From the legal perspective, and for the benefit of the public, most of the offences created under the act and the regulations drafted under the act take the form of strict liability offences, and the offender is punished whether he/she had intention to fault the law. Regulation 15 of the Uganda National Bureau of Standards (Imports Inspection and Clearance) Regulations is to the effect that a person who releases, distributes, sales or markets a product that does not comfort to the requirements of the relevant Ugandan Standard commits an offence. Take an example of a one Mr. Kyarenga who operates a super market, purchases a stock of bulbs, bathing soap, Electric extension and crop fertilisers. If the UNBS supervisor makes entrance to his supermarket, the explanation that he bought the goods from an open market shall not be a defence, and he shall thus be liable for the punishment prescribed by law, and confiscation of all his humble stock.

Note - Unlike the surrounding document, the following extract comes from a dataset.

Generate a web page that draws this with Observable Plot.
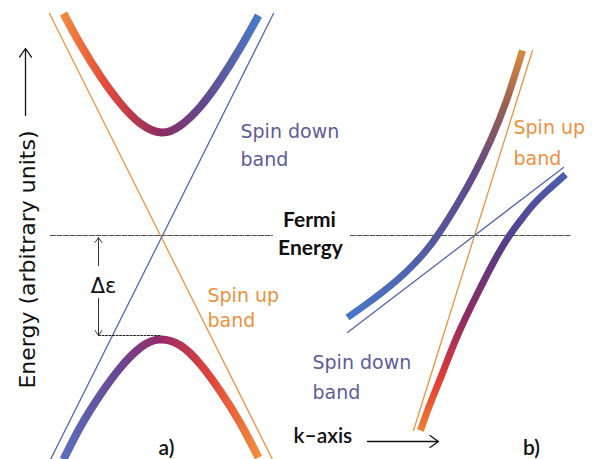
<!DOCTYPE html>
<html><head><meta charset="utf-8">
<script src="https://cdn.jsdelivr.net/npm/d3@7"></script>
<script src="https://cdn.jsdelivr.net/npm/@observablehq/plot@0.6"></script>
<style>body{margin:0;background:#fff}</style>
</head><body><div id="chart"></div>
<script>
// Coordinates: k (momentum, arbitrary units) and E (energy, Fermi level = 0)

// ---- panel a) ----
const fermiA = [{k: 50, E: 0}, {k: 272, E: 0}];
const spinUpLineA = [{k: 49, E: 222}, {k: 272, E: -224}];
const spinDownLineA = [{k: 273, E: 222}, {k: 50, E: -224}];
const upperBandA = [
  {k: 63, E: 222}, {k: 80, E: 191}, {k: 100, E: 159}, {k: 120, E: 132}, {k: 140, E: 112},
  {k: 161, E: 103}, {k: 180, E: 110}, {k: 200, E: 129}, {k: 220, E: 156}, {k: 240, E: 188}, {k: 258, E: 220}
];
const lowerBandA = [
  {k: 63, E: -224}, {k: 80, E: -191}, {k: 100, E: -159}, {k: 120, E: -132}, {k: 140, E: -112},
  {k: 159, E: -104}, {k: 180, E: -110}, {k: 200, E: -129}, {k: 220, E: -156}, {k: 240, E: -188}, {k: 258, E: -222}
];
const gapLevel = [{k: 98, E: -100}, {k: 160, E: -100}];
const gapArrows = [
  {k1: 98, E1: -30, k2: 98, E2: -2},
  {k1: 98, E1: -63, k2: 98, E2: -100}
];

// ---- panel b) ----
const fermiB = [{k: 350, E: 0}, {k: 570, E: 0}];
const spinUpLineB = [{k: 532, E: 185}, {k: 413, E: -195}];
const spinDownLineB = [{k: 347, E: -97}, {k: 563, E: 68}];
const band1B = [
  {k: 347, E: -82}, {k: 364, E: -70}, {k: 384, E: -55}, {k: 405, E: -37}, {k: 424, E: -17},
  {k: 439, E: 3}, {k: 456, E: 30}, {k: 473, E: 60}, {k: 490, E: 95}, {k: 506, E: 135}, {k: 522, E: 185}
];
const band2B = [
  {k: 565, E: 61}, {k: 547, E: 45}, {k: 532, E: 30}, {k: 520, E: 15}, {k: 509, E: 0},
  {k: 494, E: -25}, {k: 476, E: -60}, {k: 457, E: -100}, {k: 441, E: -140}, {k: 429, E: -170}, {k: 420, E: -195}
];

// ---- axes arrows ----
const axisArrows = [
  {k1: 25, E1: 120, k2: 25, E2: 187},
  {k1: 367, E1: -206, k2: 438, E2: -206}
];

// ---- labels ----
const spinDownLabels = [
  {k: 240, E: 104, t: "Spin down"}, {k: 240, E: 76, t: "band"},
  {k: 312, E: -127, t: "Spin down"}, {k: 312, E: -157, t: "band"}
];
const spinUpLabels = [
  {k: 207, E: -60, t: "Spin up"}, {k: 207, E: -85, t: "band"},
  {k: 513, E: 108, t: "Spin up"}, {k: 513, E: 77, t: "band"}
];
const fermiLabels = [{k: 309, E: 15, t: "Fermi"}, {k: 310, E: -13, t: "Energy"}];
const panelLabels = [{k: 166, E: -213, t: "a)"}, {k: 531, E: -213, t: "b)"}];
const kAxisLabel = [{k: 293, E: -201, t: "k\u2013axis"}];
const yAxisLabel = [{k: 27, E: -24, t: "Energy (arbitrary units)"}];
const gapLabel = [{k: 103, E: -51, t: "\u0394\u03b5"}];

const orange = "#ec9140", blue = "#5366ad", labelBlue = "#5e5c98", fermiColor = "#5a4b3f";
const sans = "DejaVu Sans";
const band = {x: "k", y: "E", curve: "natural", strokeLinecap: "butt", strokeLinejoin: "round"};

const svg = Plot.plot({
  width: 595, height: 459, margin: 0,
  x: {domain: [0, 595], axis: null},
  y: {domain: [-224, 235], axis: null},
  marks: [
    Plot.line(fermiA, {x: "k", y: "E", stroke: fermiColor, strokeWidth: 1.1, strokeDasharray: "5,1.5"}),
    Plot.line(fermiB, {x: "k", y: "E", stroke: fermiColor, strokeWidth: 1.1, strokeDasharray: "5,1.5"}),
    Plot.line(spinUpLineA, {x: "k", y: "E", stroke: orange, strokeWidth: 1.3}),
    Plot.line(spinDownLineA, {x: "k", y: "E", stroke: blue, strokeWidth: 1.3}),
    Plot.line(spinUpLineB, {x: "k", y: "E", stroke: orange, strokeWidth: 1.3}),
    Plot.line(spinDownLineB, {x: "k", y: "E", stroke: blue, strokeWidth: 1.3}),
    Plot.line(upperBandA, {...band, stroke: "url(#gAUp)", strokeWidth: 8}),
    Plot.line(lowerBandA, {...band, stroke: "url(#gALow)", strokeWidth: 8}),
    Plot.line(band1B, {...band, stroke: "url(#gB1)", strokeWidth: 7}),
    Plot.line(band2B, {...band, stroke: "url(#gB2)", strokeWidth: 7}),
    Plot.line(gapLevel, {x: "k", y: "E", stroke: "#222", strokeWidth: 1, strokeDasharray: "2,1.5"}),
    Plot.arrow(gapArrows, {x1: "k1", y1: "E1", x2: "k2", y2: "E2", stroke: "#333", strokeWidth: 1, headLength: 9, headAngle: 70}),
    Plot.arrow(axisArrows, {x1: "k1", y1: "E1", x2: "k2", y2: "E2", stroke: "#111", strokeWidth: 1.3, headLength: 12, headAngle: 70}),
    Plot.text(spinDownLabels, {x: "k", y: "E", text: "t", textAnchor: "start", fill: labelBlue, fontSize: 19, fontFamily: sans}),
    Plot.text(spinUpLabels, {x: "k", y: "E", text: "t", textAnchor: "start", fill: orange, fontSize: 19, fontFamily: sans}),
    Plot.text(fermiLabels, {x: "k", y: "E", text: "t", fill: "#111", fontSize: 21, fontWeight: "bold", fontFamily: "Lato"}),
    Plot.text(panelLabels, {x: "k", y: "E", text: "t", fill: "#111", fontSize: 21, fontWeight: 600, fontFamily: "Lato"}),
    Plot.text(kAxisLabel, {x: "k", y: "E", text: "t", textAnchor: "start", fill: "#111", fontSize: 21, fontWeight: 600, fontFamily: "Lato"}),
    Plot.text(yAxisLabel, {x: "k", y: "E", text: "t", rotate: -90, fill: "#111", fontSize: 22, fontFamily: sans}),
    Plot.text(gapLabel, {x: "k", y: "E", text: "t", fill: "#111", fontSize: 21, fontFamily: sans})
  ]
});

const defs = d3.select(svg).insert("defs", ":first-child");
function grad(id, x1, y1, x2, y2, stops) {
  const g = defs.append("linearGradient").attr("id", id)
    .attr("x1", x1).attr("y1", y1).attr("x2", x2).attr("y2", y2);
  stops.forEach(([o, c]) => g.append("stop").attr("offset", o).attr("stop-color", c));
}
grad("gAUp", 0, 0, 1, 0, [[0, "#f3883e"], [0.22, "#e24a3a"], [0.5, "#8c2c62"], [0.72, "#63498f"], [1, "#4a7ac6"]]);
grad("gALow", 0, 0, 1, 0, [[0, "#5a6fbc"], [0.28, "#6a4790"], [0.5, "#962b68"], [0.75, "#e0433c"], [1, "#f38c3c"]]);
grad("gB1", 0, 1, 0, 0, [[0, "#4a76c6"], [0.3, "#54589e"], [0.55, "#634a86"], [0.8, "#9a6150"], [1, "#d88a3e"]]);
grad("gB2", 0, 0, 0, 1, [[0, "#4a5eae"], [0.3, "#5a3c84"], [0.55, "#8c2c62"], [0.8, "#e03c38"], [1, "#f07e32"]]);

document.getElementById("chart").append(svg);
</script>
</body></html>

In conclusion, the question as to whether the failures of UNBS can be remedied by increased funding can be well answered by how effective the bureau has been in employing the resources it has now. The bureau therefore needs to acknowledge it’s shortfalls, and embark on establishing better partnerships with traders associations, manufacturers’ associations, investing in awareness campaigns to the general public, and employing the effective use of technology in implementing the now existing orthodox measures of marking what passed the quality and the standard test, as every Ugandan runs confidently runs to the chest of the bureau too be shielded from the substandard products.